High-speed internet has a long way to go in the U.S., especially in rural and suburban areas. According to various sources, the U.S. (the very birthplace of the internet) doesn’t even make it on the top 10 list for either mobile or broadband internet download speeds.
However, a lot of factors dictate the quality of a country’s internet connectivity. Geographic size is one limiting factor, and the wide open spaces in the States are a major hurdle. This is beginning to change, though. 5G and other wireless technology are capturing the spotlight as game-changers, but broadband is about to get some big upgrades too.
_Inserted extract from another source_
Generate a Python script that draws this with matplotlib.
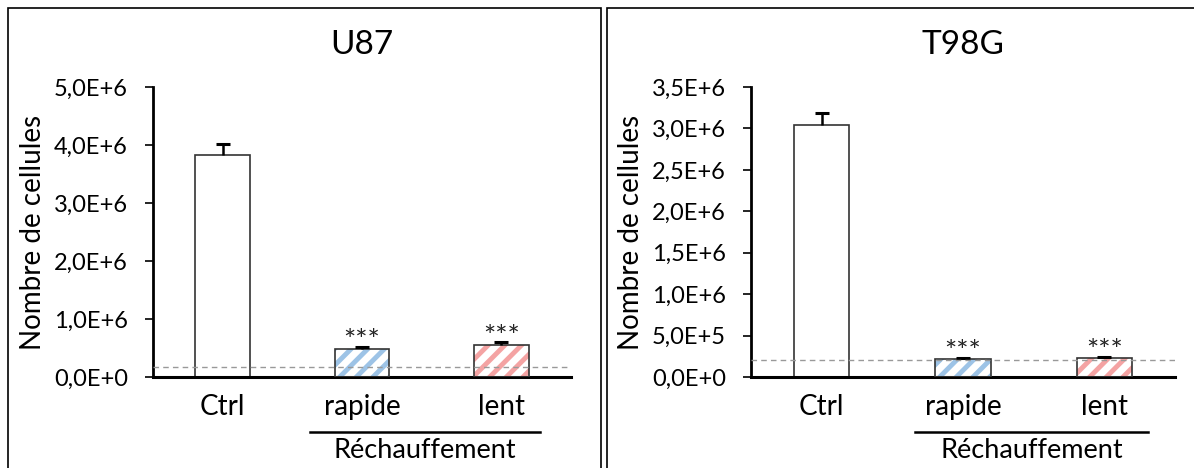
import matplotlib.pyplot as plt
import matplotlib.patches as patches
from matplotlib.ticker import FuncFormatter
import numpy as np

plt.rcParams['font.family'] = ['Lato', 'DejaVu Sans']
plt.rcParams['hatch.linewidth'] = 3.5

categories = ["Ctrl", "rapide", "lent"]
group_label = "Réchauffement"

u87_values = [3.83e6, 0.48e6, 0.55e6]
u87_errors = [0.19e6, 0.04e6, 0.05e6]
u87_baseline = 0.17e6
u87_ticks = [0, 1e6, 2e6, 3e6, 4e6, 5e6]

t98g_values = [3.04e6, 0.22e6, 0.235e6]
t98g_errors = [0.15e6, 0.01e6, 0.01e6]
t98g_baseline = 0.205e6
t98g_ticks = [0, 0.5e6, 1e6, 1.5e6, 2e6, 2.5e6, 3e6, 3.5e6]

stars = ["", "***", "***"]
hatch_colors = ["white", "#9DC3E6", "#F4A3A3"]


def sci_fmt(v, pos):
    if v == 0:
        return "0,0E+0"
    exp = int(np.floor(np.log10(abs(v))))
    mant = v / 10 ** exp
    return ("%.1f" % mant).replace(".", ",") + "E+%d" % exp


fig = plt.figure(figsize=(11.94, 4.68), dpi=100)

# panel frames
fig.add_artist(patches.Rectangle((8 / 1194, -0.05), 593 / 1194, 1 - 8 / 468 + 0.05,
                                 transform=fig.transFigure, fill=False, edgecolor="black", lw=1.2))
fig.add_artist(patches.Rectangle((607 / 1194, -0.05), 600 / 1194, 1 - 8 / 468 + 0.05,
                                 transform=fig.transFigure, fill=False, edgecolor="black", lw=1.2))

panels = [
    ("U87", u87_values, u87_errors, u87_baseline, u87_ticks, [153, 571], [310, 540]),
    ("T98G", t98g_values, t98g_errors, t98g_baseline, t98g_ticks, [751, 1175], [915, 1148]),
]

for title, vals, errs, base, ticks, xr, br in panels:
    ax = fig.add_axes([xr[0] / 1194, 1 - 377 / 468, (xr[1] - xr[0]) / 1194, 290 / 468])
    x = np.arange(len(categories))
    width = 0.39
    for i in range(len(categories)):
        if i == 0:
            ax.bar(x[i], vals[i], width, color="white", edgecolor="#333333", lw=1.2, zorder=2)
        else:
            ax.bar(x[i], vals[i], width, color="white", edgecolor=hatch_colors[i], hatch="//", lw=0, zorder=2)
            ax.bar(x[i], vals[i], width, color="none", edgecolor="#333333", lw=1.2, zorder=3)
        top = vals[i] + errs[i]
        ax.vlines(x[i], vals[i], top, color="black", lw=1.8, zorder=4)
        ax.hlines(top, x[i] - 0.05, x[i] + 0.05, color="black", lw=2.2, zorder=4)
        if stars[i]:
            ax.annotate(stars[i], (x[i], top), xytext=(0, -6), textcoords="offset points",
                        ha="center", va="bottom", fontsize=21, color="#222222")
    ax.axhline(base, color="#999999", lw=1, ls=(0, (4, 3)), zorder=5)
    ax.set_xlim(-0.5, 2.5)
    ax.set_ylim(0, ticks[-1])
    ax.set_yticks(ticks)
    ax.yaxis.set_major_formatter(FuncFormatter(sci_fmt))
    ax.set_xticks(x)
    ax.set_xticklabels(categories, fontsize=20)
    ax.tick_params(axis="x", length=0, pad=12)
    ax.tick_params(axis="y", length=6, width=1.2, labelsize=17, direction="out", pad=12)
    for s in ["top", "right"]:
        ax.spines[s].set_visible(False)
    ax.spines["left"].set_linewidth(2)
    ax.spines["bottom"].set_linewidth(2.2)
    ax.set_ylabel("Nombre de cellules", fontsize=20)
    ax.yaxis.set_label_coords(-107 / (xr[1] - xr[0]), 0.5)
    ax.set_title(title, fontsize=24, pad=24)
    fig.add_artist(plt.Line2D([br[0] / 1194, br[1] / 1194], [1 - 432 / 468] * 2,
                              transform=fig.transFigure, color="black", lw=1.8))
    fig.text((br[0] + br[1]) / 2 / 1194, 1 - 451 / 468, group_label, ha="center", va="center", fontsize=19.5)

fig.savefig("out.png", dpi=100)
Two chip stocks could be the best way for investors to cash in. Here’s why.
Broadcom: An overlooked giant in the communications world
Cable giant Comcast (CMCSA -0.61%), which operates its internet services via the Xfinity brand, will begin deploying next-gen broadband internet in the second half of 2023. Currently, Comcast offers internet download speeds of up to 1.2 Gbps (gigabits per second) nationwide. Comcast delivers this via its DOCSIS 3.1 technology (Data Over Cable Service Interface Specifications). But Comcast is getting ready for DOCSIS 4.0, which it thinks can provide speeds of up to 6.0 Gbps to over 50 million locations by year 2025.
Charter Communications (CHTR 0.01%) has also been testing DOCSIS 4.0 for its rural-focused internet service. Upgrades will come in waves and should be complete by 2025, bringing top-tier speeds of up to 5 Gbps to the vast majority of households it can serve, and up to 10 Gbps for those select business customers willing to pay for it. Charter recently shared that its plan will cost up to $5.5 billion.
DOCSIS 4.0 is where Broadcom (AVGO -1.03%) comes in. The chip giant has been working on this internet infrastructure tech for years, and has been testing modems and other hardware with Comcast over the last couple of years in preparation for big network upgrades. Broadcom designs silicon for everything from smartphone and other device connectivity chips to actual network infrastructure. Suffice to say faster internet services could be a big deal for Broadcom.
The majority of Broadcom’s business comes from big commercial projects like this, especially data centers (both on-premises ones for private business use and public cloud data centers), which are also needed for internet infrastructure. Broadband internet-specific sales were about 11% of total revenue last quarter, growing at a 20% pace year-over-year. To kick off 2023, Broadcom expects this segment to grow about 30%. Clearly, sales to Comcast and other internet service providers are starting to heat up.
With consumer electronics purchases in a severe slump right now, Broadcom’s steady sales to enterprises is bucking the trend. As new U.S. broadband upgrade projects get underway in earnest in 2023, Broadcom is poised to win lots of business. The shares trade for less than 13 times one-year forward earnings, and currently pay a 3.3% annualized dividend.
MaxLinear: Tiny but soon-to-be-mighty name in communications technology?
If Broadcom is a chip industry giant that goes largely unnoticed, the name MaxLinear (MXL -0.43%) might be even less familiar to you. This is a small chip designer with a market capitalization of under $2.7 billion. Like Broadcom, you’ll rarely see a MaxLinear logo on any devices, but it’s all over the internet infrastructure and connectivity device space. CEO Kishore Seendripu used to work at Broadcom before co-founding MaxLinear back in 2003.
The company has purchased other tiny silicon design operations over the years, including a small wireless network backhaul business from Broadcom in 2016. The company has been steadily building up its internet network technology and is eyeing new business from the coming upgrade cycle to DOCSIS 4.0 by various internet service providers — including related WiFi connectivity solutions (like modems) that will be needed for households and businesses to connect to the internet.
As with all small businesses, MaxLinear’s larger peers pose the biggest risks. Indeed, the company continues to have run-ins with Broadcom, making comments back in 2018 during a Federal Trade Commission review of Broadcom’s monopoly over various designs for broadband internet silicon. At any rate, MaxLinear has been holding its own. Revenue was up 29% through the first nine months of 2022 to $830 million, and the company generated free cash flow of $294 million along the way.
MaxLinear is also in the process of acquiring memory controller chip designer Silicon Motion (SIMO -0.12%) for $3.8 billion in cash and new stock. MaxLinear believes adding Silicon Motion to the mix will immediately improve the new company’s profitability. The deal is expected to close by the middle of 2023.
Worry is mounting about a recession in 2023, but MaxLinear could continue to do well as Comcast, Charter, and others work on bringing better internet connectivity to homes and small businesses. The shares trade for just 9.5 times trailing 12-month free cash flow, and just 8.7 times one-year-forward expected earnings. This small chip designer is worth a deeper dive as it gears up for the next generation of internet services.